We shot a beautiful thirty-second film for a FMCG client. Three locations. Two days of production. A cast of five. The lighting was perfect. The grade was cinematic. The music swelled at just the right moment.
It launched on YouTube. The average view duration was 2.8 seconds.
2.8 seconds. Not even long enough to see the product. Certainly not long enough to feel anything about it.
The reality of video advertising is this: you're not making a film. You're making an interruption. And interruptions have three seconds to justify their existence.
Three seconds to make someone stop scrolling. Three seconds to make them forget they were trying to watch something else. Three seconds to earn the right to the next three seconds.
TikTok understands this instinctively. The best TikTok videos don't build to a payoff. They start with one. The hook isn't in the first three seconds. The hook is the first three seconds.

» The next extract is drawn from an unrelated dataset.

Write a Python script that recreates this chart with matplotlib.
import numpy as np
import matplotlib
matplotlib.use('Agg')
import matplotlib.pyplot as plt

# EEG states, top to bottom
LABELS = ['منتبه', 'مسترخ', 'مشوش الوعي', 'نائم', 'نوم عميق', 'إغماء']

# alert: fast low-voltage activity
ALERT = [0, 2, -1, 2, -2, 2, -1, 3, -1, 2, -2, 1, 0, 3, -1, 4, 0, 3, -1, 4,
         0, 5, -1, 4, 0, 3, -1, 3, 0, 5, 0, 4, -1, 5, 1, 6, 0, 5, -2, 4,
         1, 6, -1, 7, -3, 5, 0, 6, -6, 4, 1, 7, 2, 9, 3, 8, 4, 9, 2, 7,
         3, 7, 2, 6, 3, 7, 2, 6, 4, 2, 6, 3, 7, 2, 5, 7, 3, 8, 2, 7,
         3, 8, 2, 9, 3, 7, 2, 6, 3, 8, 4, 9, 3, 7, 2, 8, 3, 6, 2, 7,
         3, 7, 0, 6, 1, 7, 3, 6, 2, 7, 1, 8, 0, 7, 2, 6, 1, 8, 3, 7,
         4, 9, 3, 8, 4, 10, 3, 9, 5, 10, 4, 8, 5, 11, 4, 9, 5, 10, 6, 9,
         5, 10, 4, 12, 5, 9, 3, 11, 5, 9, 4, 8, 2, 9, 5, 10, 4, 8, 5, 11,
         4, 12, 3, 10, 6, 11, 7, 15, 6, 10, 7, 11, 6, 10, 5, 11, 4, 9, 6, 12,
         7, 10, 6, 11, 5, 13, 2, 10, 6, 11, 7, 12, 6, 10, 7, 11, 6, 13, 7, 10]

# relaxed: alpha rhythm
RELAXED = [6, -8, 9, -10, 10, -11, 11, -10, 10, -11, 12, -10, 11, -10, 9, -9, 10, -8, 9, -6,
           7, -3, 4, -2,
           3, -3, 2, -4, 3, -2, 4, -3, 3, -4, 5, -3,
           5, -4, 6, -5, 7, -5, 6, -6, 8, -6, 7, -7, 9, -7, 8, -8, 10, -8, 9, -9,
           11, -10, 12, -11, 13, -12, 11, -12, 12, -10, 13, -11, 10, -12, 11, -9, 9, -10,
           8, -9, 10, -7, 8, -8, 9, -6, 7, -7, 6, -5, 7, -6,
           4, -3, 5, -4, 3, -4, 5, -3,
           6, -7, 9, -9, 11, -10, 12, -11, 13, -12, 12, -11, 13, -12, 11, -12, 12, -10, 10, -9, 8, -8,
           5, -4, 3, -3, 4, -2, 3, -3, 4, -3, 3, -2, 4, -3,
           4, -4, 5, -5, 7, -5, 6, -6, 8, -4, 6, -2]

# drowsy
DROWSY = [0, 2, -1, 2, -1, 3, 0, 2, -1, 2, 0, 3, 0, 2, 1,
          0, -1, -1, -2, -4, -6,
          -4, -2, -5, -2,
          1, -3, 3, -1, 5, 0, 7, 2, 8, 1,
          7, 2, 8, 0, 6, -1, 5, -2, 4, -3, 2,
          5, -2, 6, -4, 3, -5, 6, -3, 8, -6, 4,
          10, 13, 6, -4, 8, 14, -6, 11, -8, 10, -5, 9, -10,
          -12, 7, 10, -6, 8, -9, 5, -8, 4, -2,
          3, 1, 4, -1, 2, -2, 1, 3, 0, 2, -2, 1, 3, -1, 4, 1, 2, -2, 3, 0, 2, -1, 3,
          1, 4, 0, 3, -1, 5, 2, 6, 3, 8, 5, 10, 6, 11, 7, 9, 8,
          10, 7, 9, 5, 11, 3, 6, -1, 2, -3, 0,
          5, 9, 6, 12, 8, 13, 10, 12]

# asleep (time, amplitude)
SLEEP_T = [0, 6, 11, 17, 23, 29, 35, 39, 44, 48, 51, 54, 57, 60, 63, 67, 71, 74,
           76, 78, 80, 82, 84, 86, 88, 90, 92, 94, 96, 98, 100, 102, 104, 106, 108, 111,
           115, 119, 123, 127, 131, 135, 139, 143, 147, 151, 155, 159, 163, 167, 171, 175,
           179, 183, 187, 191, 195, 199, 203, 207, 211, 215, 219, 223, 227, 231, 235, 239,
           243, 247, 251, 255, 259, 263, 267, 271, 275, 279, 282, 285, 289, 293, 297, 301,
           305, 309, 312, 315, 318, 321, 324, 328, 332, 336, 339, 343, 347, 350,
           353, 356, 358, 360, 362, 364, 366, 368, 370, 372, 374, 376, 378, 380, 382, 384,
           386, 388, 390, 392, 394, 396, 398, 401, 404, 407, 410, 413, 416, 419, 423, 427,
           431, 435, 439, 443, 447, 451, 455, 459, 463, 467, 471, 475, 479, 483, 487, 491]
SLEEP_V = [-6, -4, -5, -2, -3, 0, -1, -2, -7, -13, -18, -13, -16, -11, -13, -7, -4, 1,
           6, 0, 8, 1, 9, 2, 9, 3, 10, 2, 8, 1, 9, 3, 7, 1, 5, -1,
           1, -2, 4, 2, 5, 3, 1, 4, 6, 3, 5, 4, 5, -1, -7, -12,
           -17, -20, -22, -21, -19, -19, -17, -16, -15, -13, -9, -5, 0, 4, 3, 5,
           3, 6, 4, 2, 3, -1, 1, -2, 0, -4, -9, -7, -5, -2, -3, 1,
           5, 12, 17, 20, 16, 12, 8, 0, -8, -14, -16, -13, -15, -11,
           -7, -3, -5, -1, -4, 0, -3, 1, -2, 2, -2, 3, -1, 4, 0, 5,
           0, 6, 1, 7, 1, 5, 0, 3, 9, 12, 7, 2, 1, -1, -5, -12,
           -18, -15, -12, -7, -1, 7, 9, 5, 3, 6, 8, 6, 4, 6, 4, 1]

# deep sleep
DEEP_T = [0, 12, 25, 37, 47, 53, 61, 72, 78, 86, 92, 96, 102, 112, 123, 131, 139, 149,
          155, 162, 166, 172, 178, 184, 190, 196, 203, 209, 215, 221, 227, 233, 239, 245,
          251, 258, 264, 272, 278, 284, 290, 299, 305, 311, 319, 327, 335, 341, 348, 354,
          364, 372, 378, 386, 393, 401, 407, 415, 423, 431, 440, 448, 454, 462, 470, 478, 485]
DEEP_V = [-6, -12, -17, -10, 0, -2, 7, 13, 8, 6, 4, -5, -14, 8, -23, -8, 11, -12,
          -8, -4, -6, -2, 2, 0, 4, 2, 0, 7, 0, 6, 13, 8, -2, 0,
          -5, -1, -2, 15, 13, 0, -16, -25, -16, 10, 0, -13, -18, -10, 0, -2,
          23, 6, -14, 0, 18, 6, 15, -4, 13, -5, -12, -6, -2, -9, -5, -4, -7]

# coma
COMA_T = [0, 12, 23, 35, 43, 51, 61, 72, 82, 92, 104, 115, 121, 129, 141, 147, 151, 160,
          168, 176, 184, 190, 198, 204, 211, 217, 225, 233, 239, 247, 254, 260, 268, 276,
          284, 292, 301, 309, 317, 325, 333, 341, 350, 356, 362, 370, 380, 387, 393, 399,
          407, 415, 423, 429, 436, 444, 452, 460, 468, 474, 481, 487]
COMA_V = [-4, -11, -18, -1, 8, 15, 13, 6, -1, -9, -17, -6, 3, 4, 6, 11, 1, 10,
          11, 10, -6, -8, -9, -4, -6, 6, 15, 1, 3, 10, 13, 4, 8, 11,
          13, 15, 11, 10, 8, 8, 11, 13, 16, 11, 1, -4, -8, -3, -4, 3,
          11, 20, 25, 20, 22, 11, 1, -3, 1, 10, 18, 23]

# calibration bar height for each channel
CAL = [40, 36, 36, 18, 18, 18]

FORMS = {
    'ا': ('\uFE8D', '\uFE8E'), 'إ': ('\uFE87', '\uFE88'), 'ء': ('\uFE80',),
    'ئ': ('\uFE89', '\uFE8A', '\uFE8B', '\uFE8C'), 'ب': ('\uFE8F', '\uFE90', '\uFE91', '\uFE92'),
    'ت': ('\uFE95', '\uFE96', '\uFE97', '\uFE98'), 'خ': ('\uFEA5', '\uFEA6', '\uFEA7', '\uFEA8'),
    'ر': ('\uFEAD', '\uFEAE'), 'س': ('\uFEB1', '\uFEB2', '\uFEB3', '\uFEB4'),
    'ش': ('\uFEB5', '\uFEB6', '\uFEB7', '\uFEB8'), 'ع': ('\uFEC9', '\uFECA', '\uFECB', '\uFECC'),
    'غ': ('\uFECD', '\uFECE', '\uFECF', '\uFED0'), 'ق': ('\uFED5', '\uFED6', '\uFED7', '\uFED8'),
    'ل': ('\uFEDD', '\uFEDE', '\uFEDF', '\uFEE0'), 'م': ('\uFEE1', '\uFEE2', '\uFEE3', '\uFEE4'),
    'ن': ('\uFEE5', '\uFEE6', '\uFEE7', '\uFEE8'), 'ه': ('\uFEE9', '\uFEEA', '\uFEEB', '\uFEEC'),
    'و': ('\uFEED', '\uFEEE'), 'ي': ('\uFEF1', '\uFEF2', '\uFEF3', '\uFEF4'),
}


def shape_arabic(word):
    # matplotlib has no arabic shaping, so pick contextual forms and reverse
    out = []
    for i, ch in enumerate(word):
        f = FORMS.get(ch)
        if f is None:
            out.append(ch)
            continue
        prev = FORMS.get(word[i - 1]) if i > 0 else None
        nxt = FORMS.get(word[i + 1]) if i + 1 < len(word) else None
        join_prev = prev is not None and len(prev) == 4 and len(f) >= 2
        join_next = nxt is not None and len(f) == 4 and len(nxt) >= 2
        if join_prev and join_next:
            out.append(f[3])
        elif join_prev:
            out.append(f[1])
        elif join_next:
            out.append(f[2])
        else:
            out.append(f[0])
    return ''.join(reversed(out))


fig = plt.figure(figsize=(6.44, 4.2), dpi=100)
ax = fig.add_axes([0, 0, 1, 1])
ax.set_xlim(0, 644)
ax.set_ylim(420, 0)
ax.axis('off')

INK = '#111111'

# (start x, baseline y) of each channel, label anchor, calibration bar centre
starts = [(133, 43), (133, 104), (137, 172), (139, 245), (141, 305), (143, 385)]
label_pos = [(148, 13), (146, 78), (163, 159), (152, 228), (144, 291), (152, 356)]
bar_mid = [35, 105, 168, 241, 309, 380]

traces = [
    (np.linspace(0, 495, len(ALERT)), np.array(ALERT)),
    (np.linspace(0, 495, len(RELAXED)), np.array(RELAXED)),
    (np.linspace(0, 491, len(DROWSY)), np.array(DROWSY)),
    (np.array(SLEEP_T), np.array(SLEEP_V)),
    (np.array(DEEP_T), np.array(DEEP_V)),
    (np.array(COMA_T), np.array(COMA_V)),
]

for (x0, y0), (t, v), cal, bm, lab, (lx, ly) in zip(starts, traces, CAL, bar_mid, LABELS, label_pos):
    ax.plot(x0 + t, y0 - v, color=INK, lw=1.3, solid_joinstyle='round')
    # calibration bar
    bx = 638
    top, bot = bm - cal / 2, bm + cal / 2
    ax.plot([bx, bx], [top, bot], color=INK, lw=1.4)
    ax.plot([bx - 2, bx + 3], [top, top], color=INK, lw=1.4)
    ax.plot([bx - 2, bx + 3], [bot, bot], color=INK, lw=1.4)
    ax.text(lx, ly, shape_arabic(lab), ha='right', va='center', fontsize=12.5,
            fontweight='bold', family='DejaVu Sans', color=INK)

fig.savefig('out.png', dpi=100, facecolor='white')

Compare that to traditional advertising thinking. We want to establish mood. Build atmosphere. Create tension. Resolve it beautifully at the end. Meanwhile, 90% of viewers left before we finished establishing mood.

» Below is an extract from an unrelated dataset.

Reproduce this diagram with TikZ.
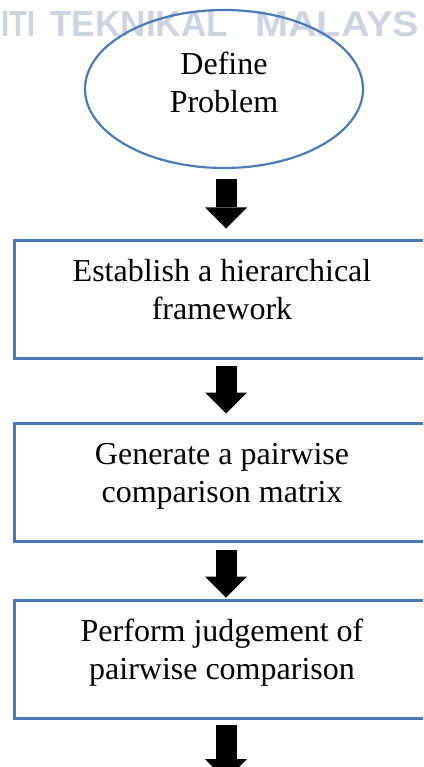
\documentclass[tikz,border=0pt]{standalone}
\usepackage{fontspec}
\setmainfont{Liberation Serif}
\newfontfamily\marksans{Liberation Sans}
\usetikzlibrary{shapes.geometric,arrows.meta,calc}

\definecolor{edgeblue}{RGB}{74,123,183}
\definecolor{markgray}{RGB}{206,211,224}

\tikzset{
  flowtext/.style={font=\fontsize{32}{38}\selectfont, align=center, inner sep=0pt},
  stepbox/.style={draw=edgeblue, line width=3pt, minimum width=416pt,
                  minimum height=118pt, inner sep=0pt},
  startshape/.style={draw=edgeblue, line width=2.2pt, ellipse, minimum width=278pt,
                     minimum height=158pt, inner sep=0pt},
  blockarrow/.style={draw=black, line width=21pt,
                     -{Triangle[width=42pt,length=21pt,line width=0pt]}},
  markword/.style={anchor=base west, inner sep=0pt, text=markgray,
                   font=\marksans\bfseries\fontsize{34}{34}\selectfont},
}

\begin{document}
\begin{tikzpicture}[x=1pt,y=-1pt]
\useasboundingbox (0,0) rectangle (423,767);
\clip (0,0) rectangle (423,767);

% faint header lettering behind the chart
\node[markword] (mark1) at (1,37) {\resizebox{34pt}{25pt}{ITI}};
\node[markword] (mark2) at (50,37) {\resizebox{178pt}{25pt}{TEKNIKAL}};
\node[markword] (mark3) at (255,37) {\resizebox{164pt}{25pt}{MALAYS}};

% start ellipse
\node[startshape] (define) at (224,89) {};
\node[flowtext] (definetext) at (224,82.75) {Define\\Problem};

% process steps
\node[stepbox] (frame) at (222,299) {};
\node[flowtext] (frametext) at (222,290) {Establish a hierarchical\\framework};

\node[stepbox] (matrix) at (222,482) {};
\node[flowtext] (matrixtext) at (222,476.7) {Generate a pairwise\\comparison matrix};

\node[stepbox] (judge) at (222,659) {};
\node[flowtext] (judgetext) at (222,653) {Perform judgement of\\pairwise comparison};

\coordinate (next) at (226,780);

% block arrows between the steps
\draw[blockarrow] ($(define.south)+(2,10)$) -- ($(frame.north)+(4,-10)$);
\draw[blockarrow] ($(frame.south)+(4,6)$) -- ($(matrix.north)+(4,-8)$);
\draw[blockarrow] ($(matrix.south)+(4,7)$) -- ($(judge.north)+(4,-1)$);
\draw[blockarrow] ($(judge.south)+(4,5)$) -- (next);
\end{tikzpicture}
\end{document}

I've watched clients spend ₹1.7 crore on production and ₹42 lakh on media. The production buys you beautiful frames. The media buys you impressions. But neither buys you attention. Attention is earned in the first three seconds, or it's not earned at all.
Dollar Shave Club understood this in 2012. Their launch video cost $4,500 to make—roughly ₹3.75 lakh. It opened with "Hi, I'm Mike, and I'm the founder of DollarShaveClub.com" while he walked through a warehouse. No mood building. No atmosphere. Just immediate, irreverent information. It got 26 million views and built a company that sold for $1 billion. Meanwhile, razor brands were spending millions on slow-burn TV spots nobody watched.
So what works? Conflict. Movement. Surprise. Questions. Faces. Anything that triggers the pattern-interrupt machinery in our ancient brains before our conscious minds can decide to keep scrolling.
The brands winning at video aren't making shorter ads. They're making ads where every second earns the next. Where frame one is interesting. Where you can stop watching at any point and still get something.
You've got three seconds to become entertainment. After that, you're just noise.